SUPPLIED INFORMATION
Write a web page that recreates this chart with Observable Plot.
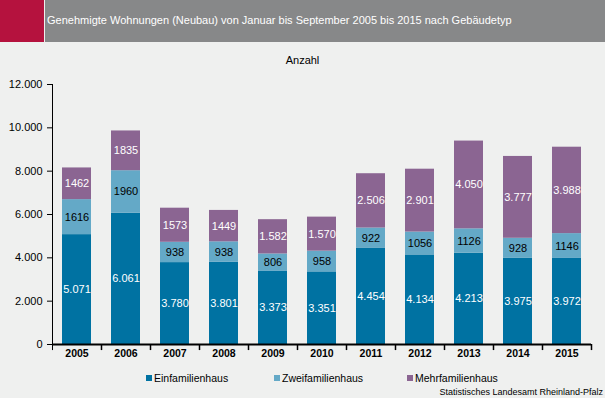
<!DOCTYPE html>
<html><head><meta charset="utf-8">
<script src="https://cdn.jsdelivr.net/npm/d3@7"></script>
<script src="https://cdn.jsdelivr.net/npm/@observablehq/plot@0.6"></script>
<style>
body{margin:0;background:#eff0ef;font-family:"Liberation Sans",Arial,sans-serif;}
#page{position:relative;width:605px;height:398px;overflow:hidden;background:#eff0ef;}
#red{position:absolute;left:0;top:0;width:44px;height:42px;background:#b5123e;}
#gray{position:absolute;left:45px;top:0;width:560px;height:42px;background:#878889;}
#title{position:absolute;left:47px;top:14px;color:#fff;font-size:11px;white-space:nowrap;}
#unit{position:absolute;left:0;width:605px;top:54px;text-align:center;font-size:11px;color:#000;}
#chart{position:absolute;left:0;top:50px;}
.leg{position:absolute;top:372px;font-size:10.5px;color:#000;white-space:nowrap;}
.sw{display:inline-block;width:6px;height:6px;margin-right:2px;vertical-align:1px;}
#src{position:absolute;right:2px;top:387px;font-size:9px;color:#000;}
</style></head>
<body><div id="page">
<div id="red"></div><div id="gray"></div>
<div id="title">Genehmigte Wohnungen (Neubau) von Januar bis September 2005 bis 2015 nach Gebäudetyp</div>
<div id="unit">Anzahl</div>
<div id="chart"></div>
<div id="legend"></div>
<div id="src">Statistisches Landesamt Rheinland-Pfalz</div>
</div>
<script>
const years = ["2005","2006","2007","2008","2009","2010","2011","2012","2013","2014","2015"];
const seriesNames = ["Einfamilienhaus","Zweifamilienhaus","Mehrfamilienhaus"];
const einfam = [5071,6061,3780,3801,3373,3351,4454,4134,4213,3975,3972];
const zweifam = [1616,1960,938,938,806,958,922,1056,1126,928,1146];
const mehrfam = [1462,1835,1573,1449,1582,1570,2506,2901,4050,3777,3988];
const einfamLabels = ["5.071","6.061","3.780","3.801","3.373","3.351","4.454","4.134","4.213","3.975","3.972"];
const zweifamLabels = ["1616","1960","938","938","806","958","922","1056","1126","928","1146"];
const mehrfamLabels = ["1462","1835","1573","1449","1.582","1.570","2.506","2.901","4.050","3.777","3.988"];
const yTicks = [0,2000,4000,6000,8000,10000,12000];
const colors = ["#0072a2","#64a9c7","#8b6592"];
const textColors = ["#ffffff","#000000","#ffffff"];

const seriesVals = [einfam, zweifam, mehrfam];
const seriesLabels = [einfamLabels, zweifamLabels, mehrfamLabels];
const rows = [];
years.forEach((yr, i) => {
  let base = 0;
  seriesNames.forEach((s, k) => {
    const v = seriesVals[k][i];
    rows.push({year: yr, series: s, y1: base, y2: base + v, mid: base + v/2, label: seriesLabels[k][i], tc: textColors[k]});
    base += v;
  });
});
const fmt = d3.formatLocale({decimal:",", thousands:".", grouping:[3], currency:["","€"]}).format(",d");

const chart = Plot.plot({
  width: 605, height: 312,
  marginLeft: 52, marginRight: 14, marginTop: 34, marginBottom: 18,
  style: {background: "transparent", fontFamily: "Liberation Sans, Arial, sans-serif", color: "#000"},
  x: {domain: years, paddingInner: 0.4, paddingOuter: 0.2, label: null, tickSize: 0, tickPadding: 5},
  y: {domain: [0, 12000], label: null, ticks: yTicks, tickFormat: fmt, tickSize: 5, tickPadding: 5},
  color: {domain: seriesNames, range: colors},
  marks: [
    Plot.barY(rows, {x: "year", y1: "y1", y2: "y2", fill: "series"}),
    Plot.text(rows, {x: "year", y: "mid", text: "label", fill: "tc", fontSize: 11}),
    Plot.ruleX([0], {x: () => years[0], dx: -24.5, y1: -280, y2: 12000, stroke: "#000"}),
    Plot.ruleX(years, {x: d => d, dx: 24.5, y1: -280, y2: 0, stroke: "#000", strokeWidth: 1.5}),
    Plot.ruleY([0], {stroke: "#000", strokeWidth: 2})
  ]
});
chart.querySelectorAll('g[aria-label="x-axis tick label"] text, g[aria-label="x-axis"] text').forEach(t => {t.setAttribute("font-weight","bold"); t.setAttribute("font-size","10.5");});
chart.querySelectorAll('g[aria-label="y-axis tick label"] text').forEach(t => t.setAttribute("font-size","11"));
document.getElementById("chart").appendChild(chart);

const legX = [146, 274, 407];
const leg = document.getElementById("legend");
seriesNames.forEach((s, k) => {
  const d = document.createElement("div");
  d.className = "leg";
  d.style.left = legX[k] + "px";
  d.innerHTML = `<span class="sw" style="background:${colors[k]}"></span>${s}`;
  leg.appendChild(d);
});
</script>
</body></html>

YOUR TASK
Report the number of lines holding the string "page", without any other words.

CORRECT RESPONSE
3